Home Depot managed to build strong relationships with all its stakeholders. Its internal “network” structure coupled with higher wages and employee stock ownership plans helped motivate and gain employee loyalty. Home Depot’s customers are satisfied because they have been given support with installation of purchases through work shops, and by their licensed contractors. Environmental awareness and strong social activeness gives back to the community, through programs such as “Habitat for Humanity” which has built thousands of homes and increased brand exposure. Such activities have helped free the company from any stakeholder threats
Product life cycle/Economies of scale:
Even though Home Depot sells DIY products to fix up houses and these are mature products, in effect they are commodities because individuals will always update and fix their houses. These products can also be commodities because homes are always being built regardless if there is a recession or not. So Home Depot ultimately benefits from selling most items that will always be in demand no matter how bad the economic conditions may be. Even in the last recession Home Depot performed well as the DIY customers would upgrade and maintain their households. However, access to the professional building market is also beneficial because in good economic conditions Home Depot will prosper with the abundance of new homes being built. If rough times are expected Home Depot can always rely on its bread and butter; the do it yourselfers to drive the business.

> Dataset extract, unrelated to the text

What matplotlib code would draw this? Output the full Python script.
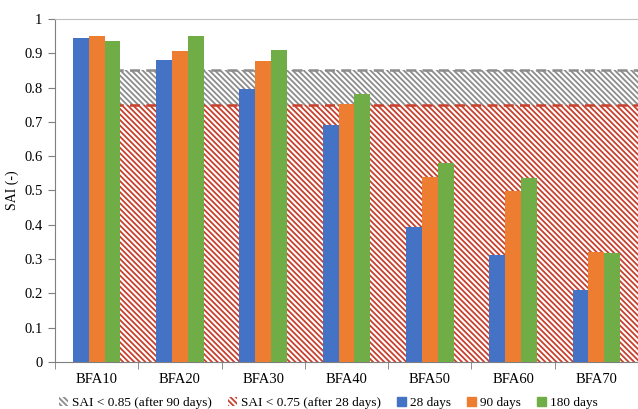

As the number one home improvement retailer in the market Home Depot sets the standard for its competitors. This allows them to have an economy of scale on how they obtain their supplies. Like Wal-Mart, Home Depot provides a huge outlet for all its vendors. With the vast size of their stores, Home Depot can get bulk discounts that come with ordering large amounts of inventory. They have the DIY and BIY market cornered. However, they may have a large learning curve to overcome to their low percentage in the professional builders market.
Technology is highly integrated into Home Depots operational structure. Using EDI (Electronic Data Interchange) with its thousands of vendors Home Depot is able to keep a good window of communication open so they know when a store is low on inventory. Usage of UPC codes and tracking each item sold allows Home Depot to keep an accurate inventory of items and see which items are selling better than others. The integration of technology gives Home Depot a distinct advantage in inventory management. Thus they are able to increase their inventory turnover through the use of these inventory management systems. By turning over inventory quicker, their capital isn’t tied up in a warehouse but able to be used for other projects.